:: WRITTEN REQUEST ::
Using the listing below, extract each line that has the word "this" in it.
-- Begin RECORDED DATA --
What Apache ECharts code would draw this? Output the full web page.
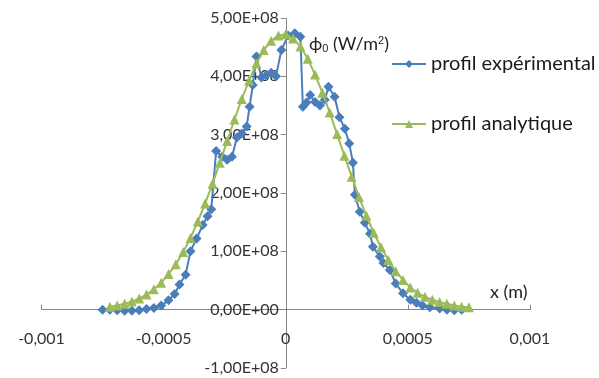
<!DOCTYPE html>
<html>
<head>
<meta charset="utf-8">
<script src="https://cdn.jsdelivr.net/npm/echarts@6/dist/echarts.min.js"></script>
<style>html,body{margin:0;padding:0;background:#fff;}#c{width:599px;height:378px;}</style>
</head>
<body>
<div id="c"></div>
<script>
// Experimental profile (x in m, phi0 in W/m2)
var expX = [-0.00075,-0.00072,-0.00069,-0.00066,-0.00063,-0.00060,-0.00057,-0.00054,-0.00051,-0.00048,
  -0.000455,-0.000435,-0.00041,-0.00039,-0.000365,-0.00034,-0.00032,-0.000305,-0.000285,-0.00026,
  -0.00024,-0.00022,-0.00020,-0.00018,-0.00016,-0.000148,-0.000135,-0.00012,-0.00010,-0.00008,
  -0.00006,-0.00004,-0.000018,0.00001,0.000037,0.00006,0.00007,0.000085,0.0001,0.00012,
  0.00014,0.00016,0.000175,0.0002,0.00022,0.000242,0.00026,0.000275,0.000283,0.000303,
  0.000324,0.000345,0.000357,0.000385,0.0004,0.000426,0.00045,0.00048,0.00051,0.000535,
  0.00056,0.00059,0.00063,0.00066,0.00069,0.00072];
var expY = [0.00e8,0.00e8,-0.01e8,-0.02e8,-0.02e8,-0.01e8,0.01e8,0.03e8,0.07e8,0.16e8,
  0.27e8,0.43e8,0.60e8,1.00e8,1.22e8,1.45e8,1.60e8,1.72e8,2.72e8,2.62e8,
  2.57e8,2.62e8,2.95e8,3.02e8,3.14e8,3.48e8,3.85e8,4.34e8,3.98e8,4.02e8,
  4.06e8,4.00e8,4.45e8,4.70e8,4.74e8,4.68e8,3.48e8,3.55e8,3.68e8,3.56e8,
  3.50e8,3.60e8,3.82e8,3.65e8,3.30e8,3.10e8,2.85e8,2.52e8,1.97e8,1.68e8,
  1.49e8,1.30e8,1.08e8,0.91e8,0.80e8,0.68e8,0.45e8,0.28e8,0.17e8,0.12e8,
  0.07e8,0.04e8,0.02e8,0.00e8,-0.01e8,0.00e8];
// Analytical profile
var anaX = [-0.00072,-0.00069,-0.00066,-0.00063,-0.00060,-0.00057,-0.00054,-0.00051,-0.00048,-0.00045,
  -0.00042,-0.00039,-0.00036,-0.00033,-0.00030,-0.00027,-0.00024,-0.00021,-0.00018,-0.00015,
  -0.00012,-0.00009,-0.00006,-0.00003,0.0,0.00003,0.00006,0.00009,0.00012,0.00015,
  0.00018,0.00021,0.00024,0.00027,0.00030,0.00033,0.00036,0.00039,0.00042,0.00045,
  0.00048,0.00051,0.00054,0.00057,0.00060,0.00063,0.00066,0.00069,0.00072,0.00075];
var anaY = [0.05e8,0.07e8,0.10e8,0.14e8,0.19e8,0.26e8,0.35e8,0.46e8,0.61e8,0.78e8,
  0.99e8,1.23e8,1.51e8,1.82e8,2.16e8,2.52e8,2.89e8,3.26e8,3.61e8,3.93e8,
  4.22e8,4.45e8,4.61e8,4.70e8,4.72e8,4.65e8,4.51e8,4.30e8,4.03e8,3.72e8,
  3.38e8,3.01e8,2.64e8,2.28e8,1.93e8,1.61e8,1.32e8,1.07e8,0.85e8,0.66e8,
  0.51e8,0.38e8,0.29e8,0.22e8,0.17e8,0.13e8,0.10e8,0.07e8,0.05e8,0.04e8];
var xTickMin = -0.001, xTickMax = 0.001, xTickStep = 0.0005;
var yTickMin = -1e8, yTickMax = 5e8, yTickStep = 1e8;
var seriesNames = ['profil expérimental', 'profil analytique'];

function pairs(xs, ys) { return xs.map(function (x, i) { return [x, ys[i]]; }); }
function fmtX(v) { if (Math.abs(v) < 1e-12) return '0'; return String(+v.toPrecision(6)).replace('.', ','); }
function fmtY(v) {
  var s = v.toExponential(2); var p = s.split('e');
  var m = p[0].replace('.', ','); var e = parseInt(p[1], 10);
  var es = (e < 0 ? '-' : '+') + (Math.abs(e) < 10 ? '0' : '') + Math.abs(e);
  return m + 'E' + es;
}
var FONT = 'Lato';
var W = 599, H = 378;
var G = { left: 41.5, right: 69, top: 18, bottom: 10 };
// axes cross at zero: shift the axes from the grid edges to the zero lines
var gw = W - G.left - G.right, gh = H - G.top - G.bottom;
var yAxisOffset = -gw * (0 - xTickMin) / (xTickMax - xTickMin);
var xAxisOffset = -gh * (0 - yTickMin) / (yTickMax - yTickMin);

var chart = echarts.init(document.getElementById('c'), null, { renderer: 'canvas' });
chart.setOption({
  animation: false,
  backgroundColor: '#ffffff',
  textStyle: { fontFamily: FONT },
  grid: { left: G.left, right: G.right, top: G.top, bottom: G.bottom, containLabel: false, outerBoundsMode: 'none' },
  xAxis: {
    type: 'value', min: xTickMin, max: xTickMax, interval: xTickStep, position: 'bottom', offset: xAxisOffset,
    axisLine: { onZero: false, lineStyle: { color: '#868686', width: 1 } },
    axisTick: { inside: true, length: 5, lineStyle: { color: '#868686' } },
    splitLine: { show: false },
    axisLabel: { formatter: fmtX, margin: 21, color: '#333333', fontSize: 16, fontFamily: FONT }
  },
  yAxis: {
    type: 'value', min: yTickMin, max: yTickMax, interval: yTickStep, position: 'left', offset: yAxisOffset,
    axisLine: { onZero: false, lineStyle: { color: '#868686', width: 1 } },
    axisTick: { length: 5, lineStyle: { color: '#868686' } },
    splitLine: { show: false },
    axisLabel: { formatter: fmtY, margin: 7, color: '#333333', fontSize: 16, fontFamily: FONT }
  },
  legend: {
    orient: 'vertical', left: 386, top: 49, itemGap: 40, itemWidth: 34, itemHeight: 10,
    textStyle: { fontSize: 20, color: '#1a1a1a', fontFamily: FONT },
    data: seriesNames
  },
  graphic: [
    { type: 'text', left: 309, top: 35, style: { text: 'ϕ{s|0} (W/m{p|2})', fontSize: 18, fontFamily: FONT, fill: '#222',
      rich: { s: { fontSize: 11, padding: [9, 0, 0, 0] }, p: { fontSize: 11, padding: [0, 0, 7, 0] } } } },
    { type: 'text', left: 490, top: 283, style: { text: 'x (m)', fontSize: 18, fontFamily: FONT, fill: '#222' } }
  ],
  series: [
    { name: seriesNames[0], type: 'line', data: pairs(expX, expY), symbol: 'diamond', symbolSize: 10,
      lineStyle: { color: '#4A7EBB', width: 2 }, itemStyle: { color: '#4A7EBB' }, z: 2 },
    { name: seriesNames[1], type: 'line', data: pairs(anaX, anaY), symbol: 'triangle', symbolSize: 10,
      lineStyle: { color: '#9BBB59', width: 2 }, itemStyle: { color: '#9BBB59' }, z: 3 }
  ]
});
</script>
</body>
</html>
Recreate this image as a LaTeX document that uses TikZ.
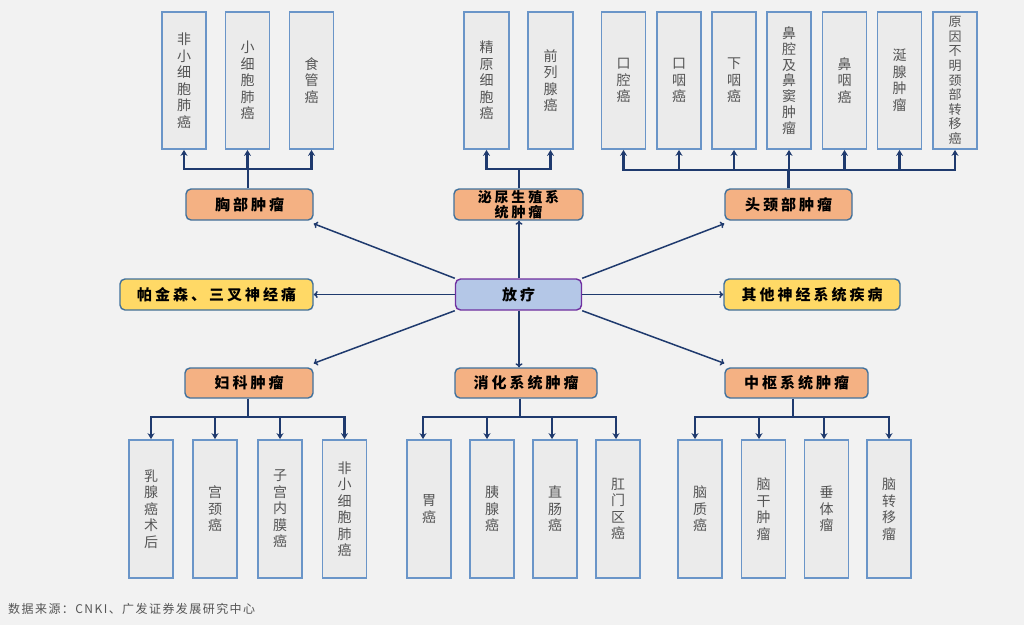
\documentclass[tikz,border=0pt]{standalone}
\usepackage{fontspec}
\setmainfont{Noto Sans CJK SC}
\newfontfamily\cjk{Noto Sans CJK SC}
\newfontfamily\cjkb[LetterSpace=20]{Noto Sans CJK SC}
\newfontfamily\cjkn[LetterSpace=12]{Noto Sans CJK SC}
\usetikzlibrary{arrows.meta,calc}
\definecolor{bgc}{HTML}{F2F2F2}
\definecolor{leafb}{HTML}{6A95C8}
\definecolor{leafg}{HTML}{EBEBEB}
\definecolor{leaft}{HTML}{555555}
\definecolor{hdrb}{HTML}{41719C}
\definecolor{hdrf}{HTML}{F4B183}
\definecolor{yelf}{HTML}{FFD966}
\definecolor{ctrf}{HTML}{B4C7E7}
\definecolor{ctrb}{HTML}{7030A0}
\definecolor{lnc}{HTML}{1F3A6E}
\begin{document}
\begin{tikzpicture}[x=1pt,y=-1pt,
  leaf/.style={draw=leafb, line width=1.8pt, fill=leafg, minimum width=44pt, minimum height=137pt, inner sep=0pt, align=center, text=leaft, font=\cjk\fontsize{14}{16.5}\selectfont},
  hdr/.style={draw=hdrb, line width=1.4pt, fill=hdrf, rounded corners=5pt, minimum height=31pt, inner sep=0pt, align=center, font=\cjkb\bfseries\fontsize{15}{15}\selectfont},
  yel/.style={hdr, fill=yelf},
  ctr/.style={hdr, fill=ctrf, draw=ctrb},
  trl/.style={draw=lnc, line width=2.6pt},
  tra/.style={draw=lnc, line width=2.6pt, -{Stealth[length=6pt,width=7pt]}},
  diag/.style={draw=lnc, line width=1.5pt, -{To[length=4pt,width=7pt]}}
]
\fill[bgc] (0,0) rectangle (1024,625);
\useasboundingbox (0,0) rectangle (1024,625);

% centre and middle row
\node[ctr, minimum width=126pt] (fl) at (518.5,294.5) {放疗};
\node[yel, minimum width=193pt] (m1) at (216.5,294.5) {帕金森、三叉神经痛};
\node[yel, minimum width=176pt] (m3) at (812,294.5) {其他神经系统疾病};

% top headers
\node[hdr, minimum width=127pt] (h1) at (249.5,204.5) {胸部肿瘤};
\node[hdr, minimum width=129pt, font=\cjkb\bfseries\fontsize{14}{14.5}\selectfont] (h2) at (518.5,204.5) {泌尿生殖系\\统肿瘤};
\node[hdr, minimum width=127pt] (h3) at (788.5,204.5) {头颈部肿瘤};

% bottom headers
\node[hdr, minimum width=128pt, minimum height=30pt] (b1) at (249,383) {妇科肿瘤};
\node[hdr, minimum width=142pt, minimum height=30pt] (b2) at (526,383) {消化系统肿瘤};
\node[hdr, minimum width=143pt, minimum height=30pt] (b3) at (796.5,383) {中枢系统肿瘤};

% top leaves
\node[leaf] (t11) at (184,80.5) {非\\小\\细\\胞\\肺\\癌};
\node[leaf] (t12) at (247.5,80.5) {小\\细\\胞\\肺\\癌};
\node[leaf] (t13) at (311.5,80.5) {食\\管\\癌};
\node[leaf, minimum width=45pt] (t21) at (486.5,80.5) {精\\原\\细\\胞\\癌};
\node[leaf, minimum width=45pt] (t22) at (550.5,80.5) {前\\列\\腺\\癌};
\node[leaf] (t31) at (623.5,80.5) {口\\腔\\癌};
\node[leaf] (t32) at (679,80.5) {口\\咽\\癌};
\node[leaf] (t33) at (734,80.5) {下\\咽\\癌};
\node[leaf, font=\cjk\fontsize{14}{15.8}\selectfont] (t34) at (789,80.5) {鼻\\腔\\及\\鼻\\窦\\肿\\瘤};
\node[leaf] (t35) at (844.5,80.5) {鼻\\咽\\癌};
\node[leaf] (t36) at (899.5,80.5) {涎\\腺\\肿\\瘤};
\node[leaf, font=\cjk\fontsize{13}{14.6}\selectfont] (t37) at (955,80.5) {原\\因\\不\\明\\颈\\部\\转\\移\\癌};

% bottom leaves
\node[leaf, minimum height=138pt] (c11) at (151,509) {乳\\腺\\癌\\术\\后};
\node[leaf, minimum height=138pt] (c12) at (215,509) {宫\\颈\\癌};
\node[leaf, minimum height=138pt] (c13) at (280,509) {子\\宫\\内\\膜\\癌};
\node[leaf, minimum height=138pt] (c14) at (344.5,509) {非\\小\\细\\胞\\肺\\癌};
\node[leaf, minimum height=138pt] (c21) at (429,509) {胃\\癌};
\node[leaf, minimum height=138pt] (c22) at (492,509) {胰\\腺\\癌};
\node[leaf, minimum height=138pt] (c23) at (555,509) {直\\肠\\癌};
\node[leaf, minimum height=138pt] (c24) at (618,509) {肛\\门\\区\\癌};
\node[leaf, minimum height=138pt] (c31) at (700,509) {脑\\质\\癌};
\node[leaf, minimum height=138pt] (c32) at (763.5,509) {脑\\干\\肿\\瘤};
\node[leaf, minimum height=138pt] (c33) at (826.5,509) {垂\\体\\瘤};
\node[leaf, minimum height=138pt] (c34) at (889,509) {脑\\转\\移\\瘤};

% junctions
\coordinate (j1) at (248,169);
\coordinate (j2) at (519,169);
\coordinate (j3) at (788.5,170);
\coordinate (j4) at (248,417);
\coordinate (j5) at (520,417);
\coordinate (j6) at (793,417);

% top trees
\draw[trl] (j1 |- h1.north) -- (j1);
\foreach \n in {t11,t12,t13} \draw[tra] (j1) -| (\n.south);
\draw[trl] (j2 |- h2.north) -- (j2);
\foreach \n in {t21,t22} \draw[tra] (j2) -| (\n.south);
\draw[trl] (j3 |- h3.north) -- (j3);
\foreach \n in {t31,t32,t33,t34,t35,t36,t37} \draw[tra] (j3) -| (\n.south);

% bottom trees
\draw[trl] (j4 |- b1.south) -- (j4);
\foreach \n in {c11,c12,c13,c14} \draw[tra] (j4) -| (\n.north);
\draw[trl] (j5 |- b2.south) -- (j5);
\draw[tra] (j5) -| ([xshift=-6pt]c21.north);
\draw[tra] (j5) -| ([xshift=-5pt]c22.north);
\draw[tra] (j5) -| ([xshift=-3pt]c23.north);
\draw[tra] (j5) -| ([xshift=-2pt]c24.north);
\draw[trl] (j6 |- b3.south) -- (j6);
\draw[tra] (j6) -| ([xshift=-5pt]c31.north);
\draw[tra] (j6) -| ([xshift=-4.5pt]c32.north);
\draw[tra] (j6) -| ([xshift=-2.5pt]c33.north);
\draw[tra] (j6) -| (c34.north);

% spokes from centre
\draw[diag] (fl.north west) -- ([yshift=-3pt]h1.south east);
\draw[diag] (fl.north -| j2) -- (h2.south -| j2);
\draw[diag] (fl.north east) -- ([yshift=-3pt]h3.south west);
\draw[diag] (fl.west) -- (m1.east);
\draw[diag] (fl.east) -- (m3.west);
\draw[diag] (fl.south west) -- ([yshift=4pt]b1.north east);
\draw[diag] (fl.south -| j2) -- (b2.north -| j2);
\draw[diag] (fl.south east) -- ([yshift=4pt]b3.north west);

% source
\node[anchor=west, inner sep=0pt, text=leaft, font=\cjkn\fontsize{12}{13}\selectfont] (src) at (8,609) {数据来源：CNKI、广发证券发展研究中心};
\end{tikzpicture}
\end{document}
-- End RECORDED DATA --
:: OUTPUT ::
What Apache ECharts code would draw this? Output the full web page.
Recreate this image as a LaTeX document that uses TikZ.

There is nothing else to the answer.